Building Cross-Border Payment Corridors

Building Cross-Border Payment Corridors

25.03.2025

International money transfers involve complex routing, regulatory compliance across jurisdictions, and settlement in multiple currencies. We share lessons from building cross-border payment infrastructure.

The Cross-Border Challenge

Sending money internationally remains surprisingly difficult. Despite decades of technology advancement, cross-border payments are often slow (days, not seconds), expensive (fees of 5-10% for remittances), and opaque (unclear pricing and delivery times).

For fintech companies building in this space, the opportunity is significant—but so is the complexity.

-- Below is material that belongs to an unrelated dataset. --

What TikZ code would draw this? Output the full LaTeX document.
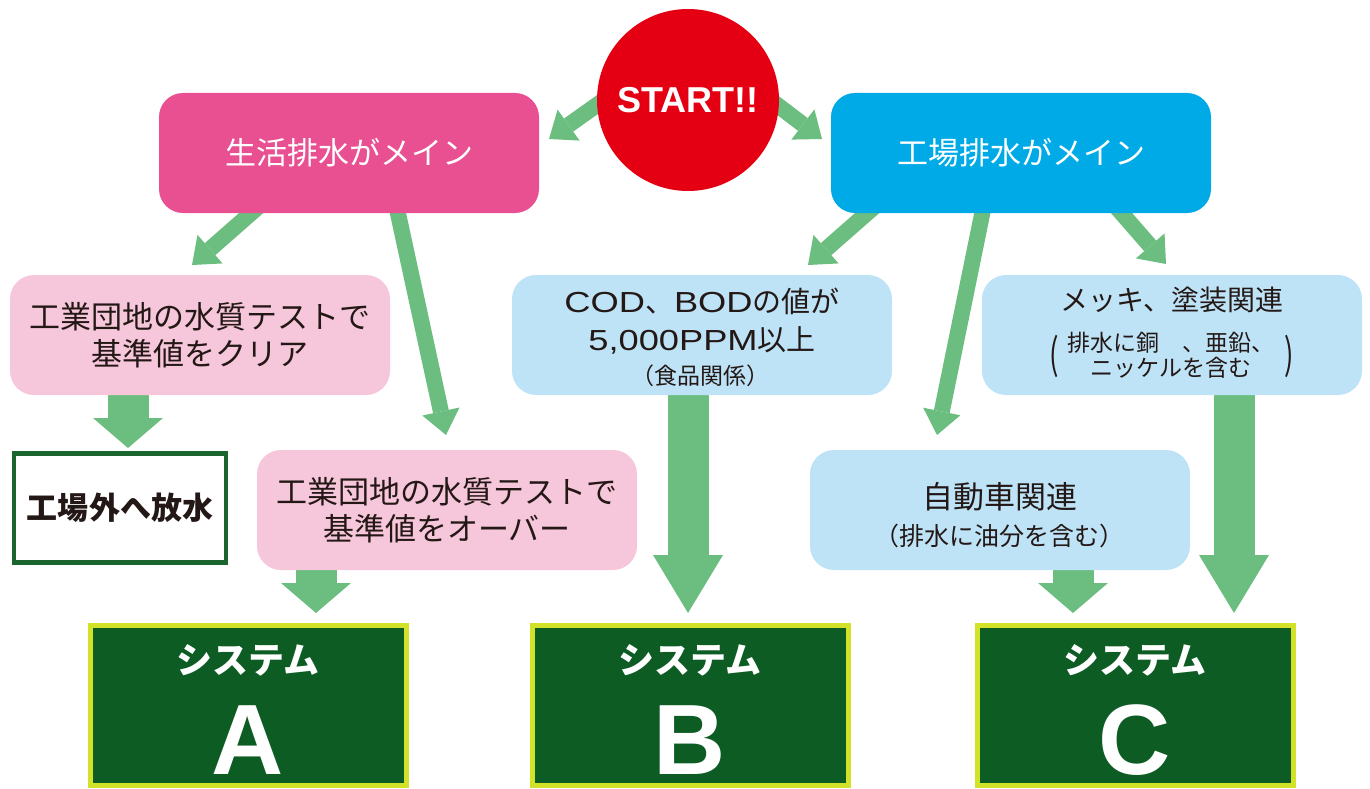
\documentclass[tikz,border=0pt]{standalone}
\usepackage{fontspec}
\setmainfont{Noto Sans CJK JP}
\newfontfamily\lsans{Liberation Sans}
\usetikzlibrary{arrows.meta}
\pgfdeclarelayer{bg}
\pgfsetlayers{bg,main}
\definecolor{agreen}{RGB}{108,190,128}
\definecolor{hpink}{RGB}{232,80,145}
\definecolor{hblue}{RGB}{0,170,231}
\definecolor{lpink}{RGB}{246,198,218}
\definecolor{lblue}{RGB}{190,227,247}
\definecolor{sred}{RGB}{228,0,18}
\definecolor{sysgreen}{RGB}{12,92,36}
\definecolor{syslime}{RGB}{210,226,40}
\definecolor{obord}{RGB}{26,100,45}
\definecolor{dtext}{RGB}{35,24,21}
\newcommand{\wlat}[1]{\scalebox{1.25}[1]{\lsans #1}}
\begin{document}
\begin{tikzpicture}[x=1pt,y=-1pt,
  hdr/.style={rounded corners=24pt, minimum width=380pt, minimum height=120pt, inner sep=0pt, text=white, font=\fontsize{31}{36}\selectfont},
  pbox/.style={rounded corners=24pt, minimum width=380pt, minimum height=120pt, inner sep=0pt, fill=lpink, text=dtext, align=center, font=\fontsize{31}{37}\selectfont},
  bbox/.style={rounded corners=24pt, minimum width=380pt, minimum height=120pt, inner sep=0pt, fill=lblue},
  btxt/.style={text=dtext, align=center, inner sep=0pt, font=\fontsize{29}{38}\selectfont},
  stxt/.style={text=dtext, align=center, inner sep=0pt, font=\fontsize{23}{25}\selectfont},
  paren/.style={text=dtext, inner sep=0pt, font=\fontsize{28}{30}\selectfont},
  sysbox/.style={fill=sysgreen, draw=syslime, line width=5pt, minimum width=316pt, minimum height=160pt, inner sep=0pt},
  systxt/.style={text=white, inner sep=0pt, font=\bfseries\fontsize{36}{40}\selectfont},
  sysletter/.style={text=white, inner sep=0pt, font=\lsans\bfseries\fontsize{100}{100}\selectfont},
  thinarr/.style={draw=agreen, line width=16pt, -{Triangle[width=38pt,length=24pt,line width=0pt]}},
  blockS/.style={draw=agreen, line width=41pt, -{Triangle[width=70pt,length=30pt,line width=0pt]}},
  blockL/.style={draw=agreen, line width=41pt, -{Triangle[width=70pt,length=58pt,line width=0pt]}}
]
\useasboundingbox (0,0) rectangle (1370,789);

% START
\node[circle, fill=sred, minimum size=182pt, inner sep=0pt, text=white, font=\lsans\bfseries\fontsize{36}{40}\selectfont] (start) at (688,100) {START!!};

% top boxes
\node[hdr, fill=hpink] (life) at (349,153) {生活排水がメイン};
\node[hdr, fill=hblue] (fact) at (1021,153) {工場排水がメイン};

% pink branch
\node[pbox] (p1) at (200,335) {工業団地の水質テストで\\基準値をクリア};
\node[pbox] (p2) at (447,510) {工業団地の水質テストで\\基準値をオーバー};
\node[draw=obord, line width=4.5pt, fill=white, minimum width=212pt, minimum height=109pt, inner sep=0pt, text=dtext, font=\bfseries\fontsize{31}{36}\selectfont] (out) at (120,508) {工場外へ放水};

% blue branch
\node[bbox] (b1) at (702,335) {};
\node[btxt] (b1t) at (702,321) {\wlat{COD}、\wlat{BOD}の値が\\\wlat{5,000PPM}以上};
\node[stxt] (b1s) at (700,376) {（食品関係）};

\node[bbox] (c1) at (1172,335) {};
\node[btxt, font=\fontsize{28}{34}\selectfont] (c1t) at (1172,300) {メッキ、塗装関連};
\node[stxt] (c1s) at (1171,355) {排水に銅　、亜鉛、\\ニッケルを含む};
\node[paren] (c1l) at (1054,356) {\scalebox{1}[1.5]{(}};
\node[paren] (c1r) at (1289,356) {\scalebox{1}[1.5]{)}};

\node[bbox] (c2) at (1000,510) {};
\node[btxt, font=\fontsize{31}{36}\selectfont] (c2t) at (1000,497) {自動車関連};
\node[stxt, font=\fontsize{25}{28}\selectfont] (c2s) at (999,536) {（排水に油分を含む）};

% system boxes
\node[sysbox] (sysA) at (248,705) {};
\node[sysbox] (sysB) at (690,705) {};
\node[sysbox] (sysC) at (1135,705) {};
\node[systxt] (sysAt) at ([yshift=45pt]sysA.center) {システム};
\node[systxt] (sysBt) at ([yshift=45pt]sysB.center) {システム};
\node[systxt] (sysCt) at ([yshift=45pt]sysC.center) {システム};
\node[sysletter] (sysAl) at ([yshift=-35pt]sysA.center) {A};
\node[sysletter] (sysBl) at ([yshift=-35pt]sysB.center) {B};
\node[sysletter] (sysCl) at ([yshift=-35pt]sysC.center) {C};

% arrows
\begin{pgfonlayer}{bg}
\coordinate (tS1) at (549,139);
\coordinate (tS2) at (822,139);
\coordinate (tP1) at (192,265);
\coordinate (tP2) at (446,435);
\coordinate (tB1) at (808,265);
\coordinate (tC2) at (937,435);
\coordinate (tC1) at (1166,264);
\coordinate (tOut) at (128,448);
\coordinate (tA) at (316,613);
\coordinate (tB) at (688,613);
\coordinate (tCa) at (1234,613);
\coordinate (tCb) at (1073,613);
\draw[thinarr] ([shift={(-63,-15)}]start.center) -- (tS1);
\draw[thinarr] ([shift={(63,-15)}]start.center) -- (tS2);
\draw[thinarr] ([shift={(-75,40)}]life.center) -- (tP1);
\draw[thinarr] ([shift={(45,42)}]life.center) -- (tP2);
\draw[thinarr] ([shift={(-131,40)}]fact.center) -- (tB1);
\draw[thinarr] ([shift={(-35,42)}]fact.center) -- (tC2);
\draw[thinarr] ([shift={(83,40)}]fact.center) -- (tC1);
\draw[blockS] ([shift={(-72,-5)}]p1.south) -- (tOut);
\draw[blockS] ([shift={(-131,-5)}]p2.south) -- (tA);
\draw[blockL] ([shift={(-14,-5)}]b1.south) -- (tB);
\draw[blockL] ([shift={(62,-5)}]c1.south) -- (tCa);
\draw[blockS] ([shift={(73,-5)}]c2.south) -- (tCb);
\end{pgfonlayer}
\end{tikzpicture}
\end{document}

Understanding Corridor Economics

Each country-to-country payment route (corridor) has unique characteristics:

  • Volume and liquidity: GBP-EUR has deep liquidity; GBP-NGN does not
  • Regulatory complexity: Some corridors require local licenses; others are accessible via partners
  • Payout infrastructure: Bank account penetration varies dramatically by market
  • Competition: Established corridors have compressed margins; emerging ones offer opportunity

Understanding these factors determines which corridors are viable and how to approach each market.

Payment Flow Architecture

A typical cross-border payment involves multiple stages:

┌─────────────────────────────────────────────────────────────────┐
│                    Cross-Border Payment Flow                     │
├─────────────────────────────────────────────────────────────────┤
│                                                                  │
│  ┌──────────┐    ┌───────────┐    ┌──────────┐    ┌──────────┐ │
│  │ Collection│───▶│ Compliance│───▶│   FX     │───▶│ Payout   │ │
│  │  (UK)    │    │  Checks   │    │ Conversion│    │ (Dest)   │ │
│  └──────────┘    └───────────┘    └──────────┘    └──────────┘ │
│       │               │                │               │        │
│       ▼               ▼                ▼               ▼        │
│   Debit card     Sanctions          Rate lock      Bank xfer   │
│   Bank xfer      PEP screening      Settlement     Mobile money│
│   Open Banking   Source of funds    Netting        Cash pickup │
│                                                                  │
└─────────────────────────────────────────────────────────────────┘

Collection (Source Country)

How funds enter your system depends on the source market:

  • UK: Faster Payments, Open Banking, debit cards
  • EU: SEPA, cards, local payment methods
  • US: ACH (slow), cards, wire (expensive)

Compliance Layer

Every payment requires:

  • Sanctions screening (sender, recipient, banks in the chain)
  • PEP checks where applicable
  • Transaction monitoring against known patterns
  • Source of funds verification for larger amounts

FX Conversion

Currency conversion is often where margin is made—and lost. Consider:

  • When to lock rates (at order time vs. settlement)
  • Managing FX exposure across time zones
  • Building vs. buying treasury capabilities

Payout (Destination Country)

The "last mile" varies dramatically:

  • Developed markets: Bank account transfers
  • Emerging markets: Mobile money (M-Pesa, GCash), cash pickup, bank transfer
  • Underbanked populations: Agent networks, mobile wallets

Partner Integration

Few companies build end-to-end cross-border infrastructure. Most rely on partners:

Payout Partners

Local partners handle the last mile in destination countries. Key evaluation criteria:

  • Coverage: Which payout methods in which regions?
  • Reliability: SLAs and actual performance
  • Cost: Transaction fees and FX spread
  • Integration: API quality and support

Correspondent Banks

For bank-to-bank corridors, correspondent banking relationships enable settlement. These are harder to establish and maintain but offer better economics at scale.

Regulatory Considerations

Cross-border payments trigger multiple regulatory requirements:

  • UK: FCA authorization as a payment institution
  • Destination countries: Varying requirements—some allow partnerships, others require local licenses
  • Sanctions compliance: OFAC (US), UK sanctions, EU sanctions—often all apply
  • Data protection: GDPR for EU data, varying requirements elsewhere

Building for Scale

Cross-border systems must handle complexity at volume:

  • Corridor-specific routing: Different partners for different routes
  • Failover logic: Automatic routing around partner outages
  • Rate caching: Serve accurate rates without hammering FX providers
  • Reconciliation: Match payments across multiple systems and currencies

Conclusion

Cross-border payments remain one of fintech's largest opportunities. Success requires deep understanding of corridor economics, robust partner integration, and infrastructure that handles complexity while delivering reliable, fast, and affordable transfers. The companies that master this will capture significant value in the ongoing digitisation of global money movement.